Lorsque j’étudiais en photographie, je travaillais également dans un laboratoire photo 1 heure. C’était au début des années 90’. Il y avait, à l’époque, naguère, dans l’ancien temps les magasins « Direct Film », « Astral Photo », « Centre Japonais de la Photo », et cie. Le magasin où je travaillais (je tairai le nom) était situé à la Plaza Alexis-Nihon. C’était très pratique pour moi, je n’avais qu’à traverser la rue pour aller à mes cours au Dawson Institute of Photography juste en face. Notre magasin avait un laboratoire sur place et nous offrions un service de développement des films en 24 heures et en 1 heure.

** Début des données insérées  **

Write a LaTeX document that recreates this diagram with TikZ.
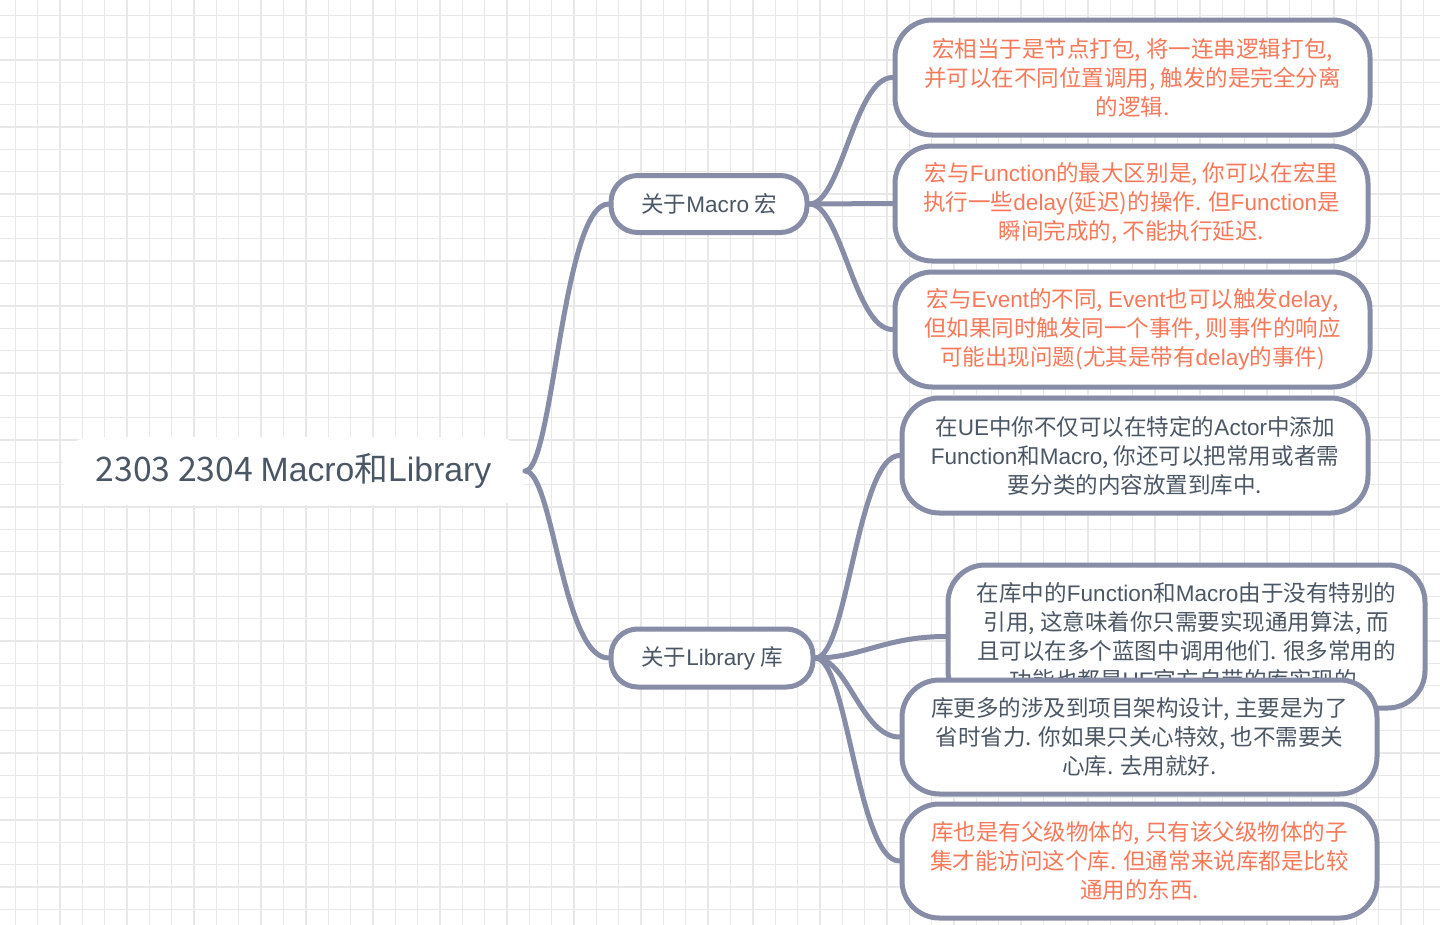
\documentclass[tikz,border=0pt]{standalone}
\usepackage{fontspec}
\setmainfont{Noto Sans CJK SC}
\newfontfamily\latfont{Liberation Sans}
\newcommand{\LT}[1]{{\latfont #1}}
\definecolor{gridc}{HTML}{E8E8E8}
\definecolor{bordc}{HTML}{878DA6}
\definecolor{orangec}{HTML}{F7795A}
\definecolor{darkc}{HTML}{4B5764}
\tikzset{
  gridline/.style={draw=gridc, line width=1pt},
  conn/.style={draw=bordc, line width=3.75pt, line cap=round},
  leafbox/.style={draw=bordc, line width=3.75pt, fill=white, rounded corners=28pt,
     align=center, inner sep=0pt, font=\fontsize{16.9pt}{21.75pt}\selectfont},
  midbox/.style={draw=bordc, line width=3.75pt, fill=white, rounded corners=20pt,
     align=center, inner sep=0pt, text=darkc, font=\fontsize{16.9pt}{20pt}\selectfont},
  rootbox/.style={fill=white, rounded corners=22pt, inner sep=0pt, text=darkc,
     minimum width=347pt, minimum height=51pt, font=\fontsize{25.3pt}{28pt}\selectfont},
  orangetxt/.style={text=orangec},
  darktxt/.style={text=darkc}
}
\begin{document}
\begin{tikzpicture}[x=0.75pt,y=-0.75pt]
\fill[white] (0,0) rectangle (1440,925);
\useasboundingbox (0,0) rectangle (1440,925);
\foreach \i in {0,...,64} {\draw[gridline] ({15.3+\i*22.35},0) -- ({15.3+\i*22.35},925);}
\foreach \i in {0,...,41} {\draw[gridline] (0,{15.3+\i*22.35}) -- (1440,{15.3+\i*22.35});}

% nodes
\node[rootbox] (root) at (293.5,471) {2303 2304 \LT{Macro}和\LT{Library}};
\node[midbox, minimum width=147pt, minimum height=42.75pt] (macro) at (709,204) {关于\LT{Macro} 宏};
\node[midbox, minimum width=151.5pt, minimum height=43.5pt] (lib) at (712,658) {关于\LT{Library} 库};

% connectors root
\draw[conn] (root.east) .. controls +(28,0) and +(-46,0) .. (macro.west);
\draw[conn] (root.east) .. controls +(28,0) and +(-46,0) .. (lib.west);

\node[leafbox, orangetxt, minimum width=356.25pt, minimum height=86.25pt] (l1) at (1132.5,77.5)
  {宏相当于是节点打包, 将一连串逻辑打包,\\并可以在不同位置调用, 触发的是完全分离\\的逻辑.};
\node[leafbox, orangetxt, minimum width=354.75pt, minimum height=86.25pt] (l2) at (1131.5,203.5)
  {宏与\LT{Function}的最大区别是, 你可以在宏里\\执行一些\LT{delay}(延迟)的操作. 但\LT{Function}是\\瞬间完成的, 不能执行延迟.};
\node[leafbox, orangetxt, minimum width=356.25pt, minimum height=86.25pt] (l3) at (1132.5,329.5)
  {宏与\LT{Event}的不同, \LT{Event}也可以触发\LT{delay},\\但如果同时触发同一个事件, 则事件的响应\\可能出现问题(尤其是带有\LT{delay}的事件)};
\node[leafbox, darktxt, minimum width=349.5pt, minimum height=86.25pt] (l4) at (1135,455.5)
  {在\LT{UE}中你不仅可以在特定的\LT{Actor}中添加\\\LT{Function}和\LT{Macro}, 你还可以把常用或者需\\要分类的内容放置到库中.};
\node[leafbox, darktxt, minimum width=357.75pt, minimum height=107.25pt] (l5) at (1186.5,636.5)
  {在库中的\LT{Function}和\LT{Macro}由于没有特别的\\引用, 这意味着你只需要实现通用算法, 而\\且可以在多个蓝图中调用他们. 很多常用的\\功能也都是\LT{UE}官方自带的库实现的.};
\node[leafbox, darktxt, minimum width=356.25pt, minimum height=85.5pt] (l6) at (1139.5,737)
  {库更多的涉及到项目架构设计, 主要是为了\\省时省力. 你如果只关心特效, 也不需要关\\心库. 去用就好.};
\node[leafbox, orangetxt, minimum width=356.25pt, minimum height=85.5pt] (l7) at (1139.5,861)
  {库也是有父级物体的, 只有该父级物体的子\\集才能访问这个库. 但通常来说库都是比较\\通用的东西.};

% connectors macro
\draw[conn] (macro.east) .. controls +(32,0) and +(-38,0) .. (l1.west);
\draw[conn] (macro.east) -- (l2.west);
\draw[conn] (macro.east) .. controls +(32,0) and +(-38,0) .. (l3.west);
% connectors library
\draw[conn] (lib.east) .. controls +(32,0) and +(-42,0) .. (l4.west);
\draw[conn] (lib.east) .. controls +(45,0) and +(-60,0) .. (l5.west);
\draw[conn] (lib.east) .. controls +(32,0) and +(-38,0) .. (l6.west);
\draw[conn] (lib.east) .. controls +(32,0) and +(-42,0) .. (l7.west);
\end{tikzpicture}
\end{document}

Pour les plus jeunes qui ne connaissent que la photo numérique, je vais prendre le temps d’expliquer brièvement comment on photographiait à l’époque. Les photos étaient faites sur un film : une bande de plastique recouverte de produits chimiques qui réagissent à la lumière. Une fois la photo prise, on devait traiter le film avec des produits chimiques pour obtenir l’image. Ce qui veut dire qu’on ne voyait pas immédiatement les photos. Imaginez que vous devez « attendre » pour voir toutes les photos que vous faites avec votre caméra ou votre téléphone! Parfois il s’écoulait tellement de temps entre la prise de vue et le moment où on voyait enfin les photos qu’on ne se souvenait plus de ce qu’on avait photographié.
Aussi, les possibilités de manipulations d’images que Photoshop et cie nous offrent n’existaient pas. Impossible d’effacer quelqu’un d’une photo, pas d’oreilles de souris ajoutées ni de gros culs ou de grosses boules à-la-Kim-Kardashian greffés avec une application pour être une insta-babe. Bon, ok, un technicien très habile pouvait le faire en chambre noire mais on parle ici d’un travail de plusieurs jours et qui est très coûteux.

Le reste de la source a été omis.